__Material__:
★ ★ ★ ★
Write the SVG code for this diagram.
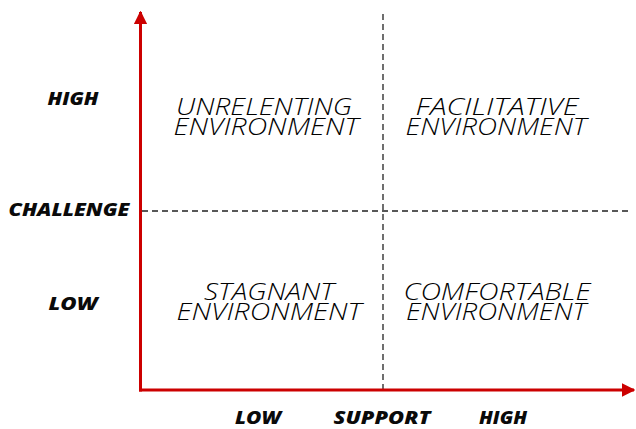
<svg xmlns="http://www.w3.org/2000/svg" width="636" height="429" viewBox="0 0 636 429">
<defs>
<style>
.q{font-family:"Open Sans","Lato",sans-serif;font-style:italic;font-weight:300;font-size:23px;fill:#000;text-anchor:middle}
.a{font-family:"Open Sans","Lato",sans-serif;font-style:italic;font-weight:800;font-size:17px;fill:#0a0a0a;text-anchor:middle}
.axis{stroke:#cc0000;stroke-width:3;fill:none}
.dash{stroke:#222;stroke-width:1.3;stroke-dasharray:6,4;fill:none}
</style>
<marker id="ah" viewBox="0 0 10 10" refX="9" refY="5" markerWidth="4.5" markerHeight="4.5" markerUnits="strokeWidth" orient="auto">
<path d="M0,0 L10,5 L0,10 z" fill="#cc0000"/>
</marker>
</defs>
<rect width="636" height="429" fill="#fff"/>
<g id="connectors">
<line class="dash" x1="383" y1="14" x2="383" y2="389"/>
<line class="dash" x1="142" y1="211" x2="632" y2="211"/>
<line class="axis" x1="140.5" y1="391.5" x2="140.5" y2="12" marker-end="url(#ah)"/>
<line class="axis" x1="139" y1="390" x2="634" y2="390" marker-end="url(#ah)"/>
</g>
<g id="q-unrelenting"><text class="q" x="264" y="115" textLength="176" lengthAdjust="spacingAndGlyphs">UNRELENTING</text><text class="q" x="266" y="135" textLength="185" lengthAdjust="spacingAndGlyphs">ENVIRONMENT</text></g>
<g id="q-facilitative"><text class="q" x="497" y="115" textLength="163" lengthAdjust="spacingAndGlyphs">FACILITATIVE</text><text class="q" x="496" y="135" textLength="181" lengthAdjust="spacingAndGlyphs">ENVIRONMENT</text></g>
<g id="q-stagnant"><text class="q" x="269" y="300" textLength="130" lengthAdjust="spacingAndGlyphs">STAGNANT</text><text class="q" x="269" y="320" textLength="185" lengthAdjust="spacingAndGlyphs">ENVIRONMENT</text></g>
<g id="q-comfortable"><text class="q" x="497" y="300" textLength="187" lengthAdjust="spacingAndGlyphs">COMFORTABLE</text><text class="q" x="496" y="320" textLength="180" lengthAdjust="spacingAndGlyphs">ENVIRONMENT</text></g>
<g id="y-high"><text class="a" x="73" y="105" textLength="51" lengthAdjust="spacingAndGlyphs">HIGH</text></g>
<g id="y-challenge"><text class="a" x="69" y="216" textLength="121" lengthAdjust="spacingAndGlyphs">CHALLENGE</text></g>
<g id="y-low"><text class="a" x="73" y="310" textLength="49" lengthAdjust="spacingAndGlyphs">LOW</text></g>
<g id="x-low"><text class="a" x="258" y="424" textLength="46" lengthAdjust="spacingAndGlyphs">LOW</text></g>
<g id="x-support"><text class="a" x="382" y="424" textLength="97" lengthAdjust="spacingAndGlyphs">SUPPORT</text></g>
<g id="x-high"><text class="a" x="503" y="424" textLength="48" lengthAdjust="spacingAndGlyphs">HIGH</text></g>
</svg>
★ ★ ★ ★
__What is asked__: Restate the whole listing above exactly, except for its images.

__Finished answer__:
Write the SVG code for this diagram.
<svg xmlns="http://www.w3.org/2000/svg" width="636" height="429" viewBox="0 0 636 429">
<defs>
<style>
.q{font-family:"Open Sans","Lato",sans-serif;font-style:italic;font-weight:300;font-size:23px;fill:#000;text-anchor:middle}
.a{font-family:"Open Sans","Lato",sans-serif;font-style:italic;font-weight:800;font-size:17px;fill:#0a0a0a;text-anchor:middle}
.axis{stroke:#cc0000;stroke-width:3;fill:none}
.dash{stroke:#222;stroke-width:1.3;stroke-dasharray:6,4;fill:none}
</style>
<marker id="ah" viewBox="0 0 10 10" refX="9" refY="5" markerWidth="4.5" markerHeight="4.5" markerUnits="strokeWidth" orient="auto">
<path d="M0,0 L10,5 L0,10 z" fill="#cc0000"/>
</marker>
</defs>
<rect width="636" height="429" fill="#fff"/>
<g id="connectors">
<line class="dash" x1="383" y1="14" x2="383" y2="389"/>
<line class="dash" x1="142" y1="211" x2="632" y2="211"/>
<line class="axis" x1="140.5" y1="391.5" x2="140.5" y2="12" marker-end="url(#ah)"/>
<line class="axis" x1="139" y1="390" x2="634" y2="390" marker-end="url(#ah)"/>
</g>
<g id="q-unrelenting"><text class="q" x="264" y="115" textLength="176" lengthAdjust="spacingAndGlyphs">UNRELENTING</text><text class="q" x="266" y="135" textLength="185" lengthAdjust="spacingAndGlyphs">ENVIRONMENT</text></g>
<g id="q-facilitative"><text class="q" x="497" y="115" textLength="163" lengthAdjust="spacingAndGlyphs">FACILITATIVE</text><text class="q" x="496" y="135" textLength="181" lengthAdjust="spacingAndGlyphs">ENVIRONMENT</text></g>
<g id="q-stagnant"><text class="q" x="269" y="300" textLength="130" lengthAdjust="spacingAndGlyphs">STAGNANT</text><text class="q" x="269" y="320" textLength="185" lengthAdjust="spacingAndGlyphs">ENVIRONMENT</text></g>
<g id="q-comfortable"><text class="q" x="497" y="300" textLength="187" lengthAdjust="spacingAndGlyphs">COMFORTABLE</text><text class="q" x="496" y="320" textLength="180" lengthAdjust="spacingAndGlyphs">ENVIRONMENT</text></g>
<g id="y-high"><text class="a" x="73" y="105" textLength="51" lengthAdjust="spacingAndGlyphs">HIGH</text></g>
<g id="y-challenge"><text class="a" x="69" y="216" textLength="121" lengthAdjust="spacingAndGlyphs">CHALLENGE</text></g>
<g id="y-low"><text class="a" x="73" y="310" textLength="49" lengthAdjust="spacingAndGlyphs">LOW</text></g>
<g id="x-low"><text class="a" x="258" y="424" textLength="46" lengthAdjust="spacingAndGlyphs">LOW</text></g>
<g id="x-support"><text class="a" x="382" y="424" textLength="97" lengthAdjust="spacingAndGlyphs">SUPPORT</text></g>
<g id="x-high"><text class="a" x="503" y="424" textLength="48" lengthAdjust="spacingAndGlyphs">HIGH</text></g>
</svg>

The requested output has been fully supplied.